Incoming fifth-grader Greer Henry said she wanted to learn more about the game coming into camp.

“I like the shooting part the best,” Henry said. “I get to make more baskets and practice more. It’s really cool working with the high school players.”

For incoming seventh-grader Olivia Fish, it was her third straight year attending the camp.

She said she has specific areas where she wants to improve.

“I like playing in the full court,” Fish said. “You get more action. I want my footwork and shooting to get better.”

Brownstown Central creating relationships

In Brownstown, on top of sharpening skills and doing drills, a big focus is getting to know the players and getting the program fired up.

Varsity coach Karla Rieckers said having members of the high school program help is a big deal for the campers.

“The relationships they build with the high-schoolers means a lot,” Rieckers said. “The kids like talking to the older players and look up to them. I don’t know if the (campers) will be able to tell you my name at the end of camp, but they will know all of the high-schoolers’ names.”
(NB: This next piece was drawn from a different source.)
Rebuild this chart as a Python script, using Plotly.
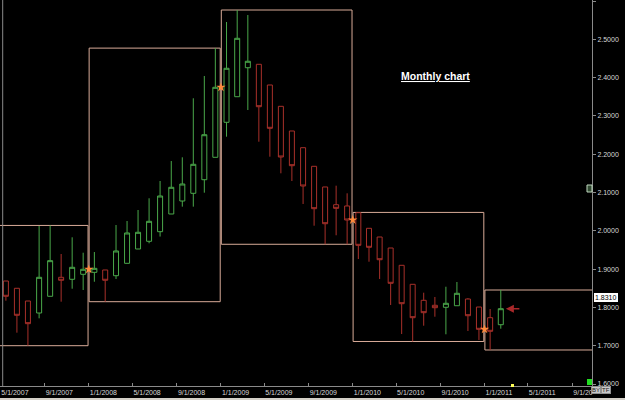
import plotly.graph_objects as go

# ---- data ----
months = ["2007-05", "2007-06", "2007-07", "2007-08", "2007-09", "2007-10", "2007-11", "2007-12",
          "2008-01", "2008-02", "2008-03", "2008-04", "2008-05", "2008-06", "2008-07", "2008-08",
          "2008-09", "2008-10", "2008-11", "2008-12",
          "2009-01", "2009-02", "2009-03", "2009-04", "2009-05", "2009-06", "2009-07", "2009-08",
          "2009-09", "2009-10", "2009-11", "2009-12",
          "2010-01", "2010-02", "2010-03", "2010-04", "2010-05", "2010-06", "2010-07", "2010-08",
          "2010-09", "2010-10", "2010-11", "2010-12",
          "2011-01", "2011-02"]
open_ = [1.8689, 1.8499, 1.8167, 1.7854, 1.8290, 1.8786, 1.8734, 1.8864,
         1.8916, 1.8977, 1.8828, 1.9151, 1.9525, 1.9726, 1.9977, 2.0439,
         2.0778, 2.0979, 2.1334, 2.1919,
         2.2833, 2.3501, 2.4258, 2.4347, 2.3807, 2.3250, 2.2606, 2.2170,
         2.1684, 2.1144, 2.0681, 2.0648,
         2.0473, 2.0065, 1.9838, 1.9551, 1.9099, 1.8603, 1.8185, 1.8055,
         1.8003, 1.8044, 1.8219, 1.8010,
         1.7731, 1.7548]
high = [1.8689, 1.8499, 1.8167, 2.0125, 2.0140, 1.9394, 1.9830, 1.9428,
        1.9446, 1.8977, 2.0151, 2.0256, 2.0543, 2.0849, 2.1300, 2.1822,
        2.1919, 2.3460, 2.4042, 2.4770,
        2.5452, 2.5765, 2.5634, 2.4347, 2.3807, 2.3250, 2.2606, 2.2170,
        2.1684, 2.1144, 2.1178, 2.0979,
        2.0480, 2.0065, 1.9838, 1.9551, 1.9099, 1.8603, 1.8384, 1.8272,
        1.8540, 1.8663, 1.8240, 1.8010,
        1.7958, 1.8454]
low = [1.8175, 1.7340, 1.7000, 1.7715, 1.8290, 1.8149, 1.8488, 1.8454,
       1.8670, 1.8149, 1.8742, 1.9151, 1.9525, 1.9674, 1.9850, 2.0439,
       2.0630, 2.0630, 2.0995, 2.1919,
       2.2457, 2.3501, 2.3154, 2.2326, 2.1935, 2.1501, 2.1300, 2.0700,
       2.0133, 1.9648, 1.9883, 1.9648,
       1.9264, 1.9193, 1.8742, 1.8063, 1.7305, 1.7110, 1.7522, 1.7757,
       1.7298, 1.8044, 1.7384, 1.7149,
       1.6888, 1.7444]
close = [1.8290, 1.7794, 1.7575, 1.8786, 1.9220, 1.8708, 1.9047, 1.8995,
         1.9020, 1.8708, 1.9473, 1.9943, 1.9961, 2.0248, 2.0909, 2.1136,
         2.1222, 2.1736, 2.2509, 2.3747,
         2.4243, 2.5026, 2.4426, 2.3240, 2.2676, 2.1927, 2.1700, 2.1170,
         2.0577, 2.0185, 2.0587, 2.0282,
         1.9621, 1.9569, 1.9245, 1.8629, 1.8097, 1.7731, 1.7862, 1.7992,
         1.8107, 1.8368, 1.7783, 1.7428,
         1.7376, 1.7966]
years = ["2007", "2008", "2009", "2010", "2011"]
x_tick_dates = ["2007-05-01", "2007-09-01", "2008-01-01", "2008-05-01", "2008-09-01",
                "2009-01-01", "2009-05-01", "2009-09-01", "2010-01-01", "2010-05-01",
                "2010-09-01", "2011-01-01", "2011-05-01", "2011-09-01"]
x_tick_text = ["5/1/2007", "9/1/2007", "1/1/2008", "5/1/2008", "9/1/2008",
               "1/1/2009", "5/1/2009", "9/1/2009", "1/1/2010", "5/1/2010",
               "9/1/2010", "1/1/2011", "5/1/2011", "9/1/20"]
last_price = 1.8310
title_text = "Monthly chart"

# ---- styling ----
BG = "#000000"
GREEN = "#4aa84a"
RED = "#a8302a"
BOX = "#d9ab98"
AXIS = "#8a8a8a"
TXT = "#d8d8d8"

fig = go.Figure()
fig.add_trace(go.Candlestick(
    x=months, open=open_, high=high, low=low, close=close,
    xperiod="M1", xperiodalignment="middle",
    increasing=dict(line=dict(color=GREEN, width=1), fillcolor=BG),
    decreasing=dict(line=dict(color=RED, width=1), fillcolor=BG),
    whiskerwidth=0, showlegend=False, hoverinfo="skip"))

# yearly high/low boxes and year-open stars
star_x, star_y = [], []
for k, yr in enumerate(years):
    idx = [i for i, m in enumerate(months) if m.startswith(yr)]
    hi = max(high[i] for i in idx)
    lo = min(low[i] for i in idx)
    x0 = f"{int(yr) - 1}-07-01" if k == 0 else f"{yr}-01-02"
    x1 = f"{int(yr) + 1}-06-01" if k == len(years) - 1 else f"{yr}-12-30"
    fig.add_shape(type="rect", xref="x", yref="y", x0=x0, x1=x1, y0=lo, y1=hi,
                  line=dict(color=BOX, width=1), fillcolor="rgba(0,0,0,0)", layer="below")
    if k > 0:
        prev = [i for i, m in enumerate(months) if m.startswith(years[k - 1])]
        star_x.append(f"{yr}-01-01")
        star_y.append(close[prev[-1]])

fig.add_trace(go.Scatter(x=star_x, y=star_y, mode="markers",
                         marker=dict(symbol="star", size=7, color="#ff8a3c",
                                     line=dict(width=0)),
                         showlegend=False, hoverinfo="skip"))

# arrow pointing at last close
fig.add_annotation(x="2011-03-01", y=close[-1], xref="x", yref="y", text="",
                   showarrow=True, ax=15, ay=0, arrowhead=2, arrowsize=1,
                   arrowwidth=1.6, arrowcolor="#a8282a")

# title
fig.add_annotation(x=435 / 592, y=1 - 76 / 386, xref="paper", yref="paper",
                   xanchor="center", yanchor="middle",
                   text="<b><u>" + title_text + "</u></b>", showarrow=False,
                   font=dict(family="Liberation Sans", size=10.5, color="#ffffff"))

# last price label
fig.add_annotation(x=1.0, y=last_price, xref="paper", yref="y", xanchor="left",
                   xshift=2, yshift=-2, text=f"{last_price:.4f}", showarrow=False,
                   font=dict(family="Liberation Sans", size=7, color="#000000"),
                   bgcolor="#ffffff", bordercolor="#ffffff", borderpad=0)

# BY / TF buttons
for txt, px in [("BY", 600.5 / 592), ("TF", 610.5 / 592)]:
    fig.add_annotation(x=px, y=1 - 394 / 386, xref="paper", yref="paper", text=txt,
                       showarrow=False,
                       font=dict(family="Liberation Sans", size=6, color="#202020"),
                       bgcolor="#c8c8c8", bordercolor="#909090", borderpad=0)

# misc decorations
W, H = 592.0, 386.0
deco = [
    # left vertical border line
    dict(type="line", x0=2.7 / W, x1=2.7 / W, y0=0, y1=1, line=dict(color=AXIS, width=1)),
    # small icon on the right axis
    dict(type="rect", x0=587 / W, x1=592 / W, y0=1 - 192 / H, y1=1 - 185 / H,
         line=dict(color="#c0d8c0", width=1), fillcolor="#304830"),
    # green square
    dict(type="rect", x0=587 / W, x1=592 / W, y0=1 - 385 / H, y1=1 - 379 / H,
         line=dict(width=0), fillcolor="#22dd22"),
    # yellow marker on time axis
    dict(type="rect", x0=511 / W, x1=514 / W, y0=1 - 387 / H, y1=1 - 384 / H,
         line=dict(width=0), fillcolor="#ffff55"),
    # scrollbar strip
    dict(type="rect", x0=0, x1=625 / W, y0=1 - 400 / H, y1=1 - 398 / H,
         line=dict(width=0), fillcolor="#d4d0c8"),
]
for d in deco:
    fig.add_shape(xref="paper", yref="paper", layer="above", **d)

fig.update_layout(
    width=625, height=400,
    margin=dict(l=0, r=33, t=0, b=14, pad=0),
    paper_bgcolor=BG, plot_bgcolor=BG,
    font=dict(family="Liberation Sans", size=7, color=TXT),
    boxgap=0.33,
    xaxis=dict(type="date", range=["2007-04-30 04:00", "2011-10-25 14:00"],
               rangeslider=dict(visible=False),
               tickmode="array", tickvals=x_tick_dates, ticktext=x_tick_text,
               ticks="inside", ticklen=3, tickcolor=AXIS,
               ticklabelposition="outside right",
               showgrid=False, zeroline=False,
               showline=True, linecolor=AXIS, linewidth=1,
               tickfont=dict(size=7, color=TXT)),
    yaxis=dict(side="right", range=[1.59478, 2.60261],
               tick0=1.6, dtick=0.1, tickformat=".4f",
               ticks="outside", ticklen=3, tickcolor=AXIS,
               showgrid=False, zeroline=False,
               showline=True, linecolor=AXIS, linewidth=1,
               tickfont=dict(size=7, color=TXT)),
)

fig.write_html("out.html")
Near 40 athletes are attending the camps.

The Braves’ camp is broken down into two one-hour sessions for the younger kids and an hour-and-a-half session for the oldest group.

“The third and fourth grade, we’re really working the basics,” Rieckers siad. “We do a little bit of layups and close shots, but we’re focusing on the correct form — not shooting with two hands and have their hands on the basketball right. We do dribbling with them. We introduce them to basketball, where the baseline and sidelines are. Just basketball knowledge.”
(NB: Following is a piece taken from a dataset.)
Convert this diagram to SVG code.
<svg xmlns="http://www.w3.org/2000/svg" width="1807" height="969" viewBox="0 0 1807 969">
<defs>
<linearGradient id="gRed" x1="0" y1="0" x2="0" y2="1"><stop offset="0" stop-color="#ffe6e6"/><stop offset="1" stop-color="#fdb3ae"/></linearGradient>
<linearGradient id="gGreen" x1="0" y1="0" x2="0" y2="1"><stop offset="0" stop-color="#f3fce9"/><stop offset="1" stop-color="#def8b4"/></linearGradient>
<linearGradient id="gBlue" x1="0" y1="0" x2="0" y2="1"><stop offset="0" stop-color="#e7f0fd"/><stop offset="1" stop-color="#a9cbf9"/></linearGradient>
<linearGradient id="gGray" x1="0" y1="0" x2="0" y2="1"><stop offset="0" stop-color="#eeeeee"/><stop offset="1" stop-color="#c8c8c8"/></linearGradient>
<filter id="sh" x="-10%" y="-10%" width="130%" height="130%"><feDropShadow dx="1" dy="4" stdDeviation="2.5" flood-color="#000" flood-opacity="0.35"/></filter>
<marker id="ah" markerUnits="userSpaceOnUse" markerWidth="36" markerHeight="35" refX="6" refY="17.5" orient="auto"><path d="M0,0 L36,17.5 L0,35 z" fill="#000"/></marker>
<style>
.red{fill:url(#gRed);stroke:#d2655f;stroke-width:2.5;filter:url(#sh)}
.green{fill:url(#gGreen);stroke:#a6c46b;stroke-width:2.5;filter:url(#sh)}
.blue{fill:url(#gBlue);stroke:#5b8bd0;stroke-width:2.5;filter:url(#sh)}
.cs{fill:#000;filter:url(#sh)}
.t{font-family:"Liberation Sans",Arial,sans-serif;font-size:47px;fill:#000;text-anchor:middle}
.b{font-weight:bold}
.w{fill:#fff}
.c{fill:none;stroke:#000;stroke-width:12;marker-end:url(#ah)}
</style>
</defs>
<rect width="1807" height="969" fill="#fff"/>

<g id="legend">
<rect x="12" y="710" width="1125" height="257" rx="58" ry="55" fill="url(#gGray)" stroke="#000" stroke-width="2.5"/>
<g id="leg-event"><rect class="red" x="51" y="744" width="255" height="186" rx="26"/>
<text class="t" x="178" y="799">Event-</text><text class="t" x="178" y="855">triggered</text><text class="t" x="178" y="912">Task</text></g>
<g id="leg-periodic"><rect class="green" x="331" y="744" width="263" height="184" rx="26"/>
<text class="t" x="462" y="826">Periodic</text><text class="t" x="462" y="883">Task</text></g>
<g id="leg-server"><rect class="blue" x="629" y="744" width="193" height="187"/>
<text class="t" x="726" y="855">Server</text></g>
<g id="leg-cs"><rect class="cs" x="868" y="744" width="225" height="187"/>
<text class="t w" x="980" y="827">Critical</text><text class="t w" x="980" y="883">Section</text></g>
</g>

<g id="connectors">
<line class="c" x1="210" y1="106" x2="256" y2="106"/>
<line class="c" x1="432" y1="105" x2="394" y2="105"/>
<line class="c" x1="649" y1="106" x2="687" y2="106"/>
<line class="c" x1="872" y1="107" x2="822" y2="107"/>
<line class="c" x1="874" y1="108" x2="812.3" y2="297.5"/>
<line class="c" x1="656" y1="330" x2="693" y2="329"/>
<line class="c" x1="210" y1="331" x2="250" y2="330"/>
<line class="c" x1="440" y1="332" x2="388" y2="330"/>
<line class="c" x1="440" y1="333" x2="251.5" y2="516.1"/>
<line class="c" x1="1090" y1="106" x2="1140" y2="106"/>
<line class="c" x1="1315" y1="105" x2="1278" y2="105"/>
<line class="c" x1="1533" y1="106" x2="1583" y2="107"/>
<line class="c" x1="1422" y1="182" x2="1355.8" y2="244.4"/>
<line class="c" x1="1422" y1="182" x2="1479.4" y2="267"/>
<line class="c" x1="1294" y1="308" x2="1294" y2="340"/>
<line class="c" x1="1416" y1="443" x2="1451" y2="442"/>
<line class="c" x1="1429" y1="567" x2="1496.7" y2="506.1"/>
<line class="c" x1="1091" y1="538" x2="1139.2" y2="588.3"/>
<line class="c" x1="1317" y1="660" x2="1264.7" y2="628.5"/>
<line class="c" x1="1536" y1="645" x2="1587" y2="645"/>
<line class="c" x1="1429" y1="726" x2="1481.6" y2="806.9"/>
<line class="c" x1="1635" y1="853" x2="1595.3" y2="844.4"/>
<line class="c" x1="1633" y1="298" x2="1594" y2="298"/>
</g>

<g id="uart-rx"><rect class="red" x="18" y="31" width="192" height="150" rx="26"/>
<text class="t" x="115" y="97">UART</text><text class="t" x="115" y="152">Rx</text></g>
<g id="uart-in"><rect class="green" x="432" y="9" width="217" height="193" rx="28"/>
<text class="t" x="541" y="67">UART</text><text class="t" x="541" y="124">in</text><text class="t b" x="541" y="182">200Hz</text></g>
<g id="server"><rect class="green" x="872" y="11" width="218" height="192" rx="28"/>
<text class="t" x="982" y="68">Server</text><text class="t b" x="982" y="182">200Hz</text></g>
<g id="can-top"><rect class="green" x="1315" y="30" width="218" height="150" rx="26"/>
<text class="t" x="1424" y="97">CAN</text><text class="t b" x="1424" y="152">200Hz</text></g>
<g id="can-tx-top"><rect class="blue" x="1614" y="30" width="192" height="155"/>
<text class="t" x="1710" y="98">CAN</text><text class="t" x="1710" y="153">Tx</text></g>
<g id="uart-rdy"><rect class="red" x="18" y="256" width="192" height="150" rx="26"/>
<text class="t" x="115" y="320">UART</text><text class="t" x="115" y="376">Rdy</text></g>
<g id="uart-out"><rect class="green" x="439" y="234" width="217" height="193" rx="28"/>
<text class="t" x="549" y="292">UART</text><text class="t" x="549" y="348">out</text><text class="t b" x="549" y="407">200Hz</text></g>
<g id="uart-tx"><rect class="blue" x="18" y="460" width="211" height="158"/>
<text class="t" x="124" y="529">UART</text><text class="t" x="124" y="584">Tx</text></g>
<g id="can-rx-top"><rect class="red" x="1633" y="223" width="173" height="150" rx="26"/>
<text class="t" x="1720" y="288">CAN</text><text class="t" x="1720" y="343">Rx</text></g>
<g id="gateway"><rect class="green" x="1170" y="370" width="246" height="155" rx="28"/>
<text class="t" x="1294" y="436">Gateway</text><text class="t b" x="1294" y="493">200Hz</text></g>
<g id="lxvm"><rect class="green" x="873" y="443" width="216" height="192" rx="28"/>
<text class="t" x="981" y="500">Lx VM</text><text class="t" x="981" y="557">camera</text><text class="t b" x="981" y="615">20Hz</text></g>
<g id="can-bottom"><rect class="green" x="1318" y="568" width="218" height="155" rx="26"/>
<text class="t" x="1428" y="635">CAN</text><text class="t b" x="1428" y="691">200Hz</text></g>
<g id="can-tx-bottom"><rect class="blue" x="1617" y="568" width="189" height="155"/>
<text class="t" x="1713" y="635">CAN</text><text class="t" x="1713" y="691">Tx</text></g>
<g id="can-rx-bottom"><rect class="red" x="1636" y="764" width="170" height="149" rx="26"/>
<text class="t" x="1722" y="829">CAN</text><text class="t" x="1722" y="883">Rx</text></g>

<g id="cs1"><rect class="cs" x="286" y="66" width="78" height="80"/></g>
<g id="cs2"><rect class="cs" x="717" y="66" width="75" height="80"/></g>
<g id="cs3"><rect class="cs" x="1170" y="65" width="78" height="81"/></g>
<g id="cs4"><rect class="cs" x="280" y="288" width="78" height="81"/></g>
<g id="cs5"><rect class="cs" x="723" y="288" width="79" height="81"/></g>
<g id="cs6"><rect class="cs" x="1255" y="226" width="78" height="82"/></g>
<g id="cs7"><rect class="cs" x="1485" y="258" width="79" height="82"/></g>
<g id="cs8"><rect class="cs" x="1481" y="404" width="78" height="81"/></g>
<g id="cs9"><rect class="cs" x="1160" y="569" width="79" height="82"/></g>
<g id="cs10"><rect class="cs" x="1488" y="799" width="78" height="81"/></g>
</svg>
“When we move to fifth and sixth grades, we push them more. We start all groups with ball handling because we think that’s important. When you get to seventh and eighth grade, we’re putting more offenses in with them — things we run at the high school and things we want them to know.”

On Friday, everything will come to a close with camp challenge night for all players.

Players will challenge each other in various areas such as “hot shot,” dribbling, hustling, etc. Awards will be given out at the conclusion of the event.

“We will get it all finalized to four or five in each contest,” Rieckers said. “Then we will finish with their parents watching. We want to try to create enthusiasm for girls basketball.”

Abby Schroer, an incoming fifth-grader, said she loved multiple parts of the camp.

“I’m really good at basketball, and I love it,” she said. “I get to hang out with my friends here. It’s a lot of fun, and you can learn a lot from the coaches. I like doing the drills, especially the rebounding.”

Incoming sixth-grader Rylee May said she felt like her skills were improving during camp.

“It’s a fun activity to do in the summer,” May said. “I like basketball because you get to play with your friends, and it gives me exercise. I’ve learned how to shoot better and control my dribbling. I want to be a better basketball player than I was when camp started.”